Nick and the team take my persistent gentle chastising of their choice of tonic with good humour – Fever Tree, the tonic with the limpest fizz known to G&Ts – the prime culprit in virtually flat gin and tonics every-sodding-where I go – gets the sharp end of my tongue each time. It doesn’t stop me wading through them, mind. Anyway, there’s a rumour there may be cans of Schweppes waiting for the next visit. Hoorah.
So I go back. Four days later. The ease and speed of the journey from London makes it stupidly easy to dash there for dinner and get back home: reverse commuters have never had it so good.
I assume the position (standing, always standing) at the grill/pass/chef's table. This time it’s beef crackling (chewy crackers made from the tendons), beefy, gummy little pups with a sprinkling of mushroom salt; wild garlic soup with cow’s curd; a side of those duck fat chips (why so flavoursome? Picasso variety from up the road, I’m told); cold smoked salmon (over willow and hay) with turmeric Romanesco; slices of goat lomo that do a great Bresaola-alike impression, serious meaty heft. Sous chef Ben Melchior gives me an enthusiastic detailing of how they make their smoked mash.

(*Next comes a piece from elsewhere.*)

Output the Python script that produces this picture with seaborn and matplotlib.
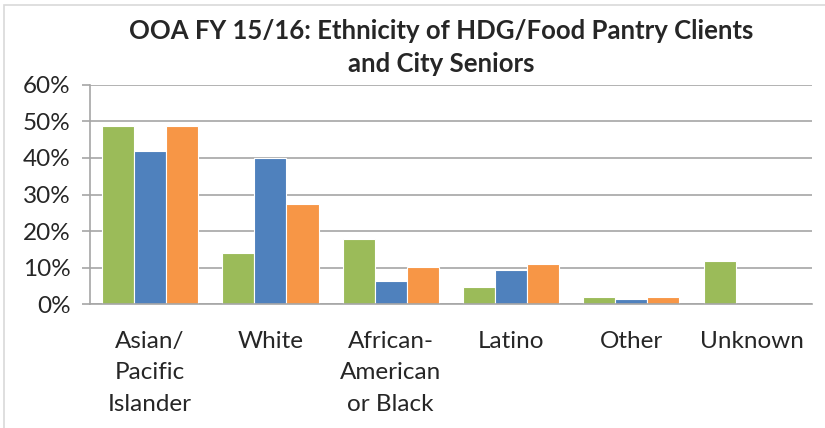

A crew are here from Tom Kerridge’s The Hand and Flowers and The Coach, as well as a chef from Thai restaurant Kiln – go where the chefs eat, is usually decent advice.
I hope the well-heeled locals appreciate what Nick has created here, and the untrammelled enthusiasm of Jon and his team in the kitchen. The Three Horseshoes was in danger of being turned into a house before the Mash scion swooped and saved the day, ensuring it became listed as an “asset of community value” and must always remain a pub. Having opened towards the end of 2016, it’s still in the early stages of a long-term vision. It’s worthy of plenty more thirty-nine minutes of train time.
If the only negative I can muster about The Mash Inn is that the tonic doesn’t meet my harsh criteria of carbonation levels, well….I’ll take that.
Tonic rage is worth a pork belly stuffed doughnut.